Lorings men pitched their tents around the widow's house, while Lieutenant General Pemberton slept comfortably inside. Two miles up the road to the north centered of the junction of the Raymond and Ratcliff road was the division of Major General Bowen. And behind them, the troops commanded by Major General Stevenson camped around the hill top.  And behind them was the supply train, which had delayed the army for half a day. That train had advanced less than four miles in total. It was a disastrous day's march. In fact, the wreckage of Pemberton's first bold decision would save his army because it failed.

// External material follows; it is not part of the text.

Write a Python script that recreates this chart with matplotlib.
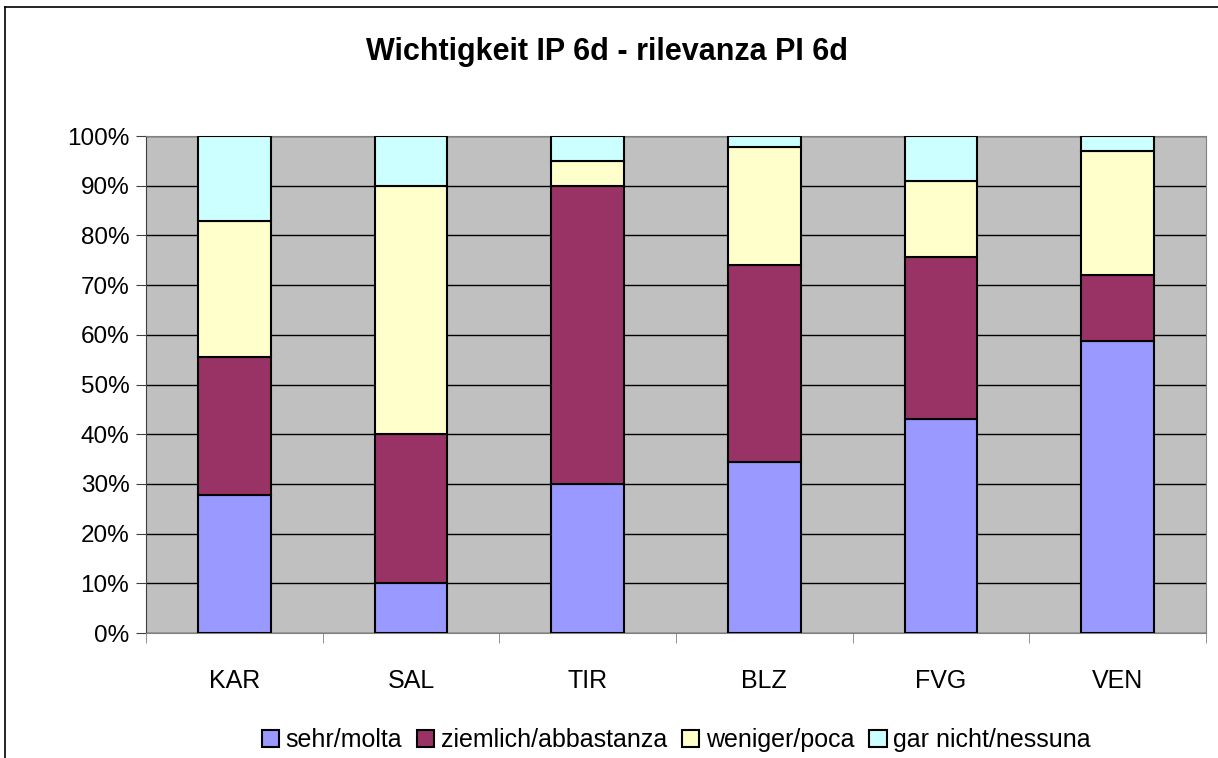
import numpy as np
import matplotlib
matplotlib.use('Agg')
from matplotlib import pyplot as plt
from matplotlib.ticker import PercentFormatter

plt.rcParams['font.family'] = ['Liberation Sans', 'DejaVu Sans']

regions = ['KAR', 'SAL', 'TIR', 'BLZ', 'FVG', 'VEN']
sehr = [27.7, 10.0, 30.0, 34.5, 43.0, 58.7]
ziemlich = [27.8, 30.0, 60.0, 39.6, 32.6, 13.3]
weniger = [27.4, 50.0, 5.0, 23.7, 15.3, 24.9]
gar_nicht = [17.1, 10.0, 5.0, 2.2, 9.1, 3.1]

series = [sehr, ziemlich, weniger, gar_nicht]
labels = ['sehr/molta', 'ziemlich/abbastanza', 'weniger/poca', 'gar nicht/nessuna']
colors = ['#9999FF', '#993366', '#FFFFCC', '#CCFFFF']

fig = plt.figure(figsize=(12.18, 7.58), dpi=100)
ax = fig.add_axes([146/1218, 125/758, 1060/1218, 497/758])
ax.set_facecolor('#C0C0C0')

x = np.arange(len(regions))
bottom = np.zeros(len(regions))
for vals, lab, col in zip(series, labels, colors):
    ax.bar(x, vals, 0.41, bottom=bottom, color=col, edgecolor='black',
           linewidth=1.5, label=lab, zorder=3)
    bottom += np.array(vals)

ax.set_xlim(-0.5, len(regions) - 0.5)
ax.set_ylim(0, 100)
ax.set_yticks(np.arange(0, 101, 10))
ax.yaxis.set_major_formatter(PercentFormatter(decimals=0))
ax.grid(axis='y', color='black', linewidth=1, zorder=0)
ax.set_axisbelow(True)

ax.set_xticks(x)
ax.set_xticklabels(regions)
ax.set_xticks(np.arange(-0.5, len(regions)), minor=True)
ax.tick_params(axis='x', which='major', length=0, pad=26, labelsize=18)
ax.tick_params(axis='x', which='minor', length=7, color='#808080', direction='out')
ax.tick_params(axis='y', length=7, color='#404040', labelsize=17.5, pad=5)
for s in ax.spines.values():
    s.set_color('#808080')
ax.spines['left'].set_color('#404040')

fig.text(607/1218, 1 - 52/758, 'Wichtigkeit IP 6d - rilevanza PI 6d',
         ha='center', va='center', fontsize=22, fontweight='bold')

fig.legend(loc='center', bbox_to_anchor=(676/1218, 1 - 740/758), ncol=4,
           frameon=False, fontsize=18, handlelength=0.7, handleheight=0.7,
           handletextpad=0.25, columnspacing=0.6, borderaxespad=0)

# outer chart frame
fig.add_artist(plt.Line2D([5/1218, 5/1218], [0, 1 - 7/758], color='black', linewidth=1.2))
fig.add_artist(plt.Line2D([5/1218, 1], [1 - 7/758, 1 - 7/758], color='black', linewidth=1.2))

fig.savefig('out.png', dpi=100)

Awakening before 5:00 the next morning, Saturday, 16 May, 1863, Pemberton learned that the cavalry scouts sent ahead to locate Grant's supply trains had found the roads from Port Gibson to Raymond, completely empty. Suddenly Pemberton is adrift. Where are Grant's supply trains? Where is Grant's army” Then about 6:30 the commander of his cavalry brigade, Colonel Wirt Adams (above) came galloping up and dismounted. He reported that his men were skirmishing with Yankee infantry on the Bolton Road, at the very rear of Pemberton's army. And behind those skirmishers there appeared to be a lot of Yankee soldiers on the road to Edward's Depot.
Almost immediately a new rider appeared, bearing a message from General Johnston, in Jackson, Mississippi and dated on the afternoon of Thursday, 14 May. It informed Pemberton that Johnston was being forced to surrender Jackson, and added, “Our being compelled to leave Jackson makes your plan (to attack Grant's supply line) impractical. The only mode by which we can unite is by your moving directly to Clinton...".
And abruptly, Pemberton had no choice but to do that very thing.